L’accord, pour lequel la France a eu un rôle moteur, vise à contenir la hausse de la température moyenne sous la barre de 2°C par rapport à l’époque préindustrielle. « Au-delà des objectifs que nous avons pris à Paris, nous nous sommes aussi engagés à une neutralité carbone en 2050, a ajouté le ministre. Ce n’est pas un petit exercice, cela générera une transformation profonde, radicale de notre modèle énergétique. »
« Nous rentrons dans le dur »
Place désormais à la phase opérationnelle. « Autrement dit, nous rentrons dans le dur, préciseMaximes Combes, économiste, membre d’ Attac France et auteur du livre Sortons de l’âge des fossiles ! Manifeste pour la transition. Il n’est plus seulement question de se contenter de déclarations générales, d’accords internationaux sans feuilles de route clairement établies. »
En cela, ce projet de loi qui vise à en finir avec la production d’hydrocarbures en France en 2040 peut être vu comme une première étape vers la réalisation concrète des objectifs fixés par le passé.

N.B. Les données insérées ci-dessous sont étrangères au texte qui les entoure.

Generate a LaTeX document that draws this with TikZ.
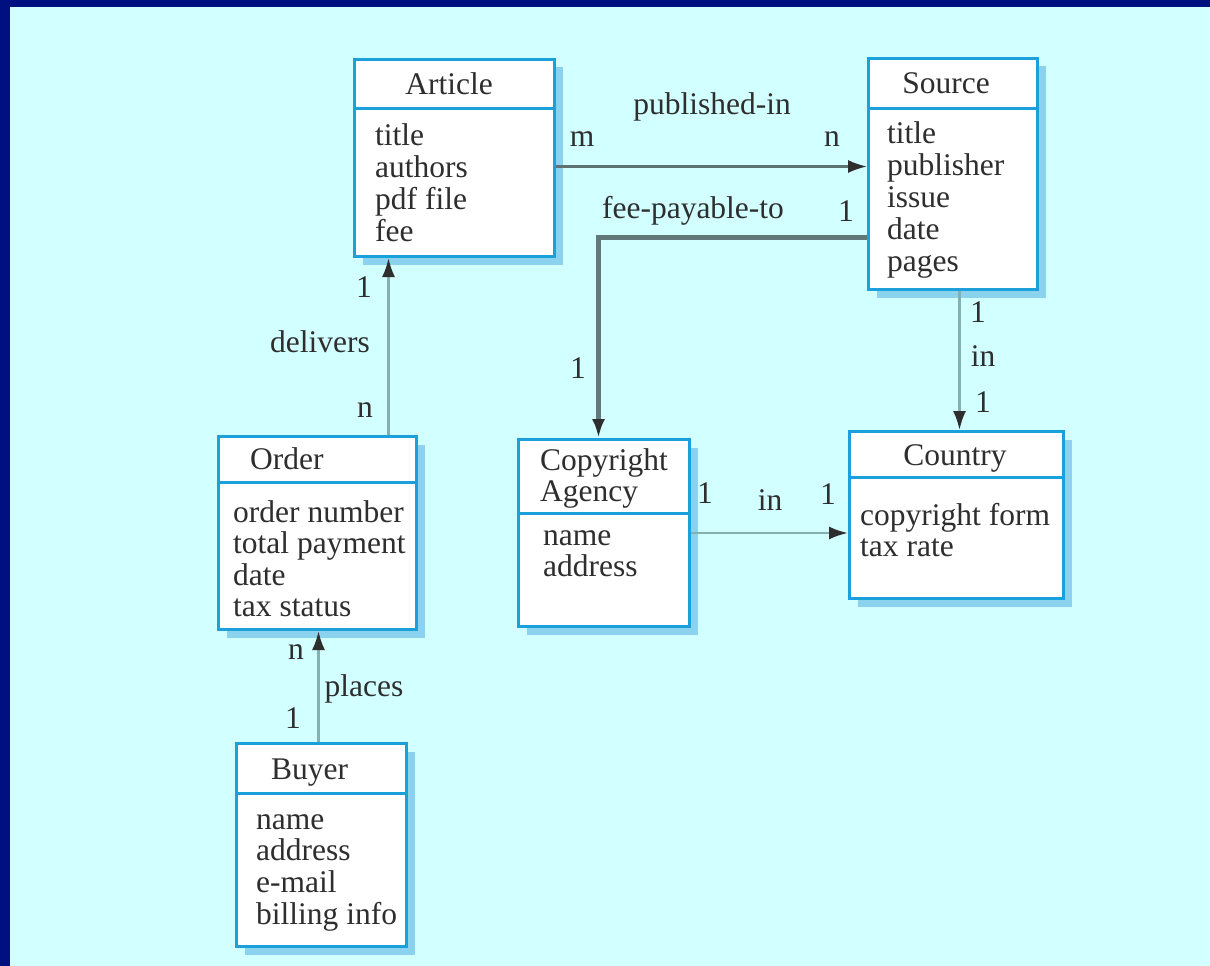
\documentclass[tikz,border=0pt]{standalone}
\usepackage{fontspec}
\setmainfont{Liberation Serif}
\usetikzlibrary{arrows.meta,shadows,positioning}
\definecolor{frameblue}{HTML}{001080}
\definecolor{paper}{HTML}{D2FFFF}
\definecolor{boxblue}{HTML}{1BA0DC}
\definecolor{shadeblue}{HTML}{8AD2EE}
\definecolor{ink}{HTML}{2E2E2E}
\definecolor{linkgray}{HTML}{5F7272}
\definecolor{linkteal}{HTML}{86B0B0}
\tikzset{
	entity/.style={draw=boxblue, line width=3pt, fill=white, anchor=north west, inner sep=0pt,
		drop shadow={shadow xshift=8pt, shadow yshift=-8pt, fill=shadeblue, opacity=1}},
	boxline/.style={draw=boxblue, line width=3pt},
	word/.style={text=ink, font=\fontsize{31.5}{32}\selectfont, inner sep=0pt},
	attr/.style={word, anchor=base west},
	head/.style={word, anchor=base},
	link/.style={->, draw=linkgray, line width=2.2pt},
	softlink/.style={->, draw=linkteal, line width=2.5pt},
	feelink/.style={->, draw=linkgray!90!linkteal, line width=5pt},
}

\begin{document}
\begin{tikzpicture}[x=1pt,y=-1pt,>={Latex[length=19pt,width=13pt,color=ink]}]
\useasboundingbox (0,0) rectangle (1210,966);
% the background
\fill[frameblue] (0,0) rectangle (1210,966);
\fill[paper] (10,7) rectangle (1210,966);

% the boxes
\foreach \n/\x/\y/\w/\h/\d in {art/353/58/200/197/50, src/867/57/169/231/51,
	ord/217/435/198/193/47, agy/517/438/171/187/75, cty/848/430/214/167/47,
	buy/235/742/170/203/51}
{
	\node[entity, minimum width=\w pt, minimum height=\h pt] (\n) at (\x,\y) {};
	\draw[boxline] ([yshift=-\d pt]\n.north west) -- ([yshift=-\d pt]\n.north east);
}

% the texts
\node[head] (art-head) at (449,95) {Article};
\foreach \t [count=\i from 0] in {title,authors,pdf file,fee}
	\node[attr] (art-\i) at (375,{145+32*\i}) {\t};

\node[head] (src-head) at (946,93) {Source};
\foreach \t [count=\i from 0] in {title,publisher,issue,date,pages}
	\node[attr] (src-\i) at (887,{143+32*\i}) {\t};

\node[attr] (ord-head) at (250,469) {Order};
\foreach \t [count=\i from 0] in {order number,total payment,date,tax status}
	\node[attr] (ord-\i) at (233,{522+31.5*\i}) {\t};

\node[attr] (agy-head) at (540,470) {Copyright};
\node[attr] (agy-head2) at (540,501) {Agency};
\foreach \t [count=\i from 0] in {name,address}
	\node[attr] (agy-\i) at (543,{545+31*\i}) {\t};

\node[head] (cty-head) at (955,465) {Country};
\foreach \t [count=\i from 0] in {copyright form,tax rate}
	\node[attr] (cty-\i) at (860,{525+31*\i}) {\t};

\node[attr] (buy-head) at (271,779) {Buyer};
\foreach \t [count=\i from 0] in {name,address,e-mail,billing info}
	\node[attr] (buy-\i) at (256,{829+31.7*\i}) {\t};

% the arrows
\draw[link] ([yshift=-8.5pt]art.east) -- ([yshift=-8.5pt]art.east -| src.west);
\draw[feelink] ([yshift=-63.5pt]src.west) -| ([xshift=-5.5pt]agy.north);
\draw[softlink] ([xshift=3pt]cty.north |- src.south) -- ([xshift=3pt]cty.north);
\draw[softlink] (agy.east) -- (agy.east -| cty.west);
\draw[softlink] ([xshift=71pt]ord.north) -- ([xshift=71pt]ord.north |- art.south);
\draw[softlink] ([xshift=-3pt]buy.north) -- ([xshift=-3pt]buy.north |- ord.south);

% the labels
\node[word] (pub-lbl) at (712,107) {published-in};
\node[word] (pub-m) at (582,139) {m};
\node[word] (pub-n) at (832,139) {n};
\node[word] (fee-lbl) at (693,211) {fee-payable-to};
\node[word] (fee-src) at (846,211) {1};
\node[word] (fee-agy) at (578,368) {1};
\node[word] (sin-1) at (978,312) {1};
\node[word] (sin-lbl) at (983,356) {in};
\node[word] (sin-2) at (983,402) {1};
\node[word] (ain-1) at (705,493) {1};
\node[word] (ain-lbl) at (770,500) {in};
\node[word] (ain-2) at (828,494) {1};
\node[word] (del-lbl) at (320,342) {delivers};
\node[word] (del-1) at (364,287) {1};
\node[word] (del-n) at (365,410) {n};
\node[word] (pla-lbl) at (364,689) {places};
\node[word] (pla-n) at (296,652) {n};
\node[word] (pla-1) at (293,718) {1};

\end{tikzpicture}
\end{document}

Une étape relativement facile puisque la France n’est qu’un tout petit producteur d’hydrocarbures, avec seulement 1 % de la consommation énergétique nationale qui en est issue.
Garder le leadership dans la phase opérationnelle
« C’est un acte fort, plus qu’un symbole, estime néanmoins Nicolas Hulot. Pour contenir la hausse des températures à 2°C par rapport à l’ère préindustrielle, il faut renoncer à exploiter 80 % des énergies fossiles que nous avons sous le pied. Souvent, on oublie cette réalité. La France ne l’occulte plus et la met en œuvre. Nous lançons une dynamique qui nous permettra progressivement de nous libérer des énergies fossiles. »
Par ce projet de loi, Nicolas Hulot entend permettre à la France de garder le leadership dans cette phase opérationnelle qui s’ouvre. Mais Maxime Combes, comme d’autres membres d’associations écologistes, note toutefois des limites au discours d’exemplarité affichée. « Ce projet de loi va dans le bon sens, mais il faut rappeler qu’il ne porte que sur la production française d’hydrocarbures, soit tout juste 1 % de ce que le pays consomme en énergie fossile. Et le texte actuel ne couvre même pas l’ensemble de cette faible production de pétrole et de gaz en France. »
« Un discours d’exemplarité, mais un texte qui a des failles »
Le projet de loi présenté par Nicolas Hulot entend en effet ne pas toucher au droit de suite, par crainte des attaques en justice des compagnies pétrolières. Ce principe veut qu’une compagnie pétrolière détentrice d’un permis d’exploration obtienne quasi systématiquement un permis d’exploitation si les recherches ont été fructueuses. « Il y a, à ce jour 33 permis d’exploration en cours sur le territoire français, dont 16 ont déjà fait l’objet d’une demande de renouvellement », précisait mardi, à 20 Minutes, Juliette Renaud, chargée de campagne « industries extractives » au sein des Amis de la Terre.
Les associations écologistes déplorent alors une première concession faites aux industriels. « A l’exemplarité affichée dans les discours aurait dû correspondre un projet de loi sans faille, ce n’est malheureusement pas le cas », déplore Maxime Combes.
D’autres chantiers plus complexes à venir ?
Le débat législatif commence tout juste. « Nous bataillerons pour améliorer le texte et tenter de bloquer le travail des lobbys industriels pour réduire la portée de ce projet de loi », assure l’économiste.
Pas si simple donc, au final, cette première étape. Les dossiers qui pointent à l’horizon s’annoncent parfois plus complexes encore. Pour rappel, le 10 juillet dernier, Nicolas Hulot s’engageait à fermer des réacteurs nucléaires. « Peut-être jusqu’à 17 », mentionnait-il.